======== RAW RECORDS

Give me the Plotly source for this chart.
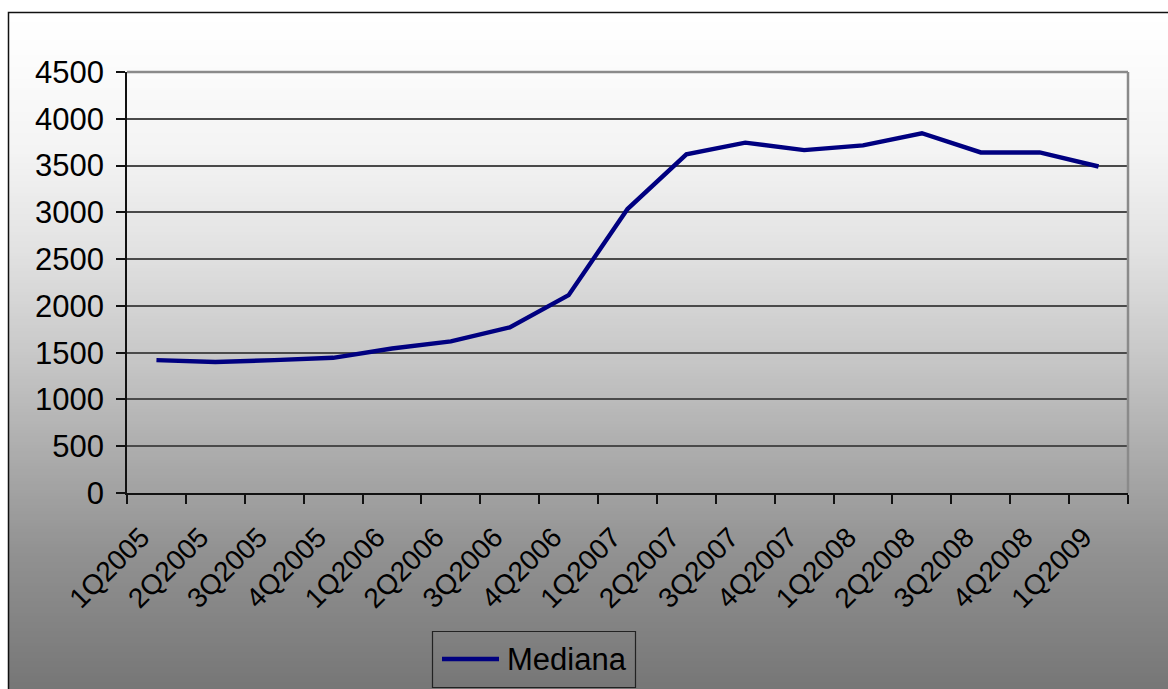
import plotly.graph_objects as go

# Quarterly median values
quarters = ["1Q2005", "2Q2005", "3Q2005", "4Q2005",
            "1Q2006", "2Q2006", "3Q2006", "4Q2006",
            "1Q2007", "2Q2007", "3Q2007", "4Q2007",
            "1Q2008", "2Q2008", "3Q2008", "4Q2008",
            "1Q2009"]
mediana = [1420, 1400, 1420, 1445, 1545, 1620, 1770, 2115,
           3035, 3620, 3745, 3665, 3715, 3845, 3640, 3640, 3490]
y_ticks = [0, 500, 1000, 1500, 2000, 2500, 3000, 3500, 4000, 4500]
series_name = "Mediana"
line_color = "#000080"

W, H = 1168, 689
L, R, T, B = 127, 40, 72, 196
PW, PH = W - L - R, H - T - B

def px_x(px):
    return (px - L) / PW

def px_y(py):
    return (H - B - py) / PH

FONT = "Liberation Sans, Arial, sans-serif"
FS = 31
FS_X = 28

fig = go.Figure()
fig.add_trace(go.Scatter(
    x=quarters, y=mediana, mode="lines", name=series_name,
    line=dict(color=line_color, width=4.4), showlegend=False,
))

# vertical grey gradient behind the chart, drawn as thin bands
stops = [(13, 255), (50, 253), (150, 244), (250, 226), (350, 201),
         (450, 173), (550, 146), (689, 118)]

def shade(py):
    for (y0, c0), (y1, c1) in zip(stops, stops[1:]):
        if py <= y1:
            return c0 + (c1 - c0) * (py - y0) / (y1 - y0)
    return stops[-1][1]

shapes = []
step = 3
py = 13
while py < H + step:
    c = int(round(shade(py + step / 2)))
    col = f"rgb({c},{c},{c})"
    shapes.append(dict(
        type="rect", xref="paper", yref="paper", layer="below",
        x0=px_x(8.5), x1=px_x(W + 20), y0=px_y(py + step + 0.5), y1=px_y(py),
        fillcolor=col, line=dict(width=0),
    ))
    py += step

# chart frame
shapes.append(dict(
    type="rect", xref="paper", yref="paper", layer="above",
    x0=px_x(8.5), x1=px_x(W + 20), y0=px_y(H + 20), y1=px_y(12.5),
    fillcolor="rgba(0,0,0,0)", line=dict(color="#111111", width=1.5),
))
# plot-area border on top and right
shapes.append(dict(type="line", xref="paper", yref="paper", layer="above",
                   x0=0, x1=1, y0=1, y1=1, line=dict(color="#8a8a8a", width=2.5)))
shapes.append(dict(type="line", xref="paper", yref="paper", layer="above",
                   x0=1, x1=1, y0=0, y1=1, line=dict(color="#8a8a8a", width=2.5)))

# legend box with line sample
shapes.append(dict(type="rect", xref="paper", yref="paper", layer="above",
                   x0=px_x(432.5), x1=px_x(635.5), y0=px_y(687.5), y1=px_y(631.5),
                   fillcolor="rgba(0,0,0,0)", line=dict(color="#222222", width=1.2)))
shapes.append(dict(type="line", xref="paper", yref="paper", layer="above",
                   x0=px_x(442), x1=px_x(499), y0=px_y(659), y1=px_y(659),
                   line=dict(color=line_color, width=4.4)))

annotations = [dict(
    text=series_name, xref="paper", yref="paper",
    x=px_x(505), y=px_y(659), xanchor="left", yanchor="middle",
    showarrow=False, font=dict(family=FONT, size=FS, color="black"),
)]

fig.update_layout(
    width=W, height=H,
    margin=dict(l=L, r=R, t=T, b=B, pad=0),
    paper_bgcolor="white",
    plot_bgcolor="rgba(0,0,0,0)",
    font=dict(family=FONT, size=FS, color="black"),
    shapes=shapes,
    annotations=annotations,
    showlegend=False,
    xaxis=dict(
        type="category", categoryorder="array", categoryarray=quarters,
        range=[-0.5, len(quarters) - 0.5],
        tickson="boundaries", ticks="outside", ticklen=9, tickwidth=1.5,
        tickcolor="#111111",
        ticklabelstandoff=15, ticklabelshift=-15,
        showline=True, linecolor="#111111", linewidth=1.5,
        showgrid=False, zeroline=False,
        tickangle=-45, tickfont=dict(family=FONT, size=FS_X, color="black"),
        fixedrange=True,
    ),
    yaxis=dict(
        range=[0, 4500], tickmode="array", tickvals=y_ticks,
        ticktext=[str(v) for v in y_ticks],
        ticks="outside", ticklen=9, tickwidth=1.5, tickcolor="#111111",
        ticklabelstandoff=6,
        showline=True, linecolor="#111111", linewidth=1.5,
        showgrid=True, gridcolor="#4a4a4a", gridwidth=1.5,
        zeroline=False,
        tickfont=dict(family=FONT, size=FS, color="black"),
        fixedrange=True,
    ),
)

fig.write_html("out.html")
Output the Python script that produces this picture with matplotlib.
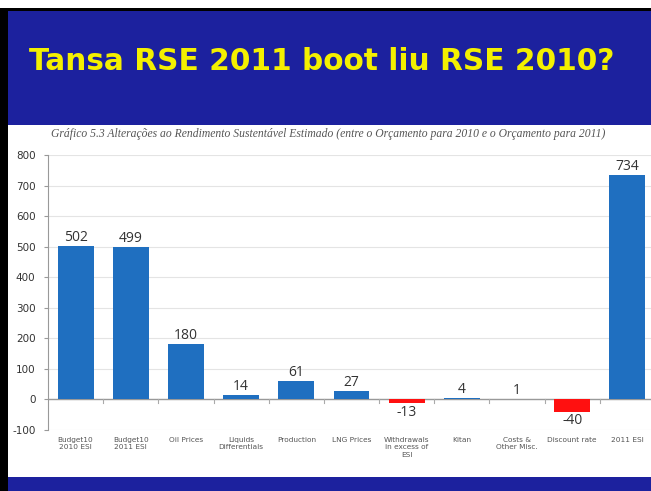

================

» WHAT TO WORK ON
Begin at the first line of the material and copy each line exactly through the one containing "return stops[-1][1]". Omit pictures.

» SOLVED PROBLEM
Give me the Plotly source for this chart.
import plotly.graph_objects as go

# Quarterly median values
quarters = ["1Q2005", "2Q2005", "3Q2005", "4Q2005",
            "1Q2006", "2Q2006", "3Q2006", "4Q2006",
            "1Q2007", "2Q2007", "3Q2007", "4Q2007",
            "1Q2008", "2Q2008", "3Q2008", "4Q2008",
            "1Q2009"]
mediana = [1420, 1400, 1420, 1445, 1545, 1620, 1770, 2115,
           3035, 3620, 3745, 3665, 3715, 3845, 3640, 3640, 3490]
y_ticks = [0, 500, 1000, 1500, 2000, 2500, 3000, 3500, 4000, 4500]
series_name = "Mediana"
line_color = "#000080"

W, H = 1168, 689
L, R, T, B = 127, 40, 72, 196
PW, PH = W - L - R, H - T - B

def px_x(px):
    return (px - L) / PW

def px_y(py):
    return (H - B - py) / PH

FONT = "Liberation Sans, Arial, sans-serif"
FS = 31
FS_X = 28

fig = go.Figure()
fig.add_trace(go.Scatter(
    x=quarters, y=mediana, mode="lines", name=series_name,
    line=dict(color=line_color, width=4.4), showlegend=False,
))

# vertical grey gradient behind the chart, drawn as thin bands
stops = [(13, 255), (50, 253), (150, 244), (250, 226), (350, 201),
         (450, 173), (550, 146), (689, 118)]

def shade(py):
    for (y0, c0), (y1, c1) in zip(stops, stops[1:]):
        if py <= y1:
            return c0 + (c1 - c0) * (py - y0) / (y1 - y0)
    return stops[-1][1]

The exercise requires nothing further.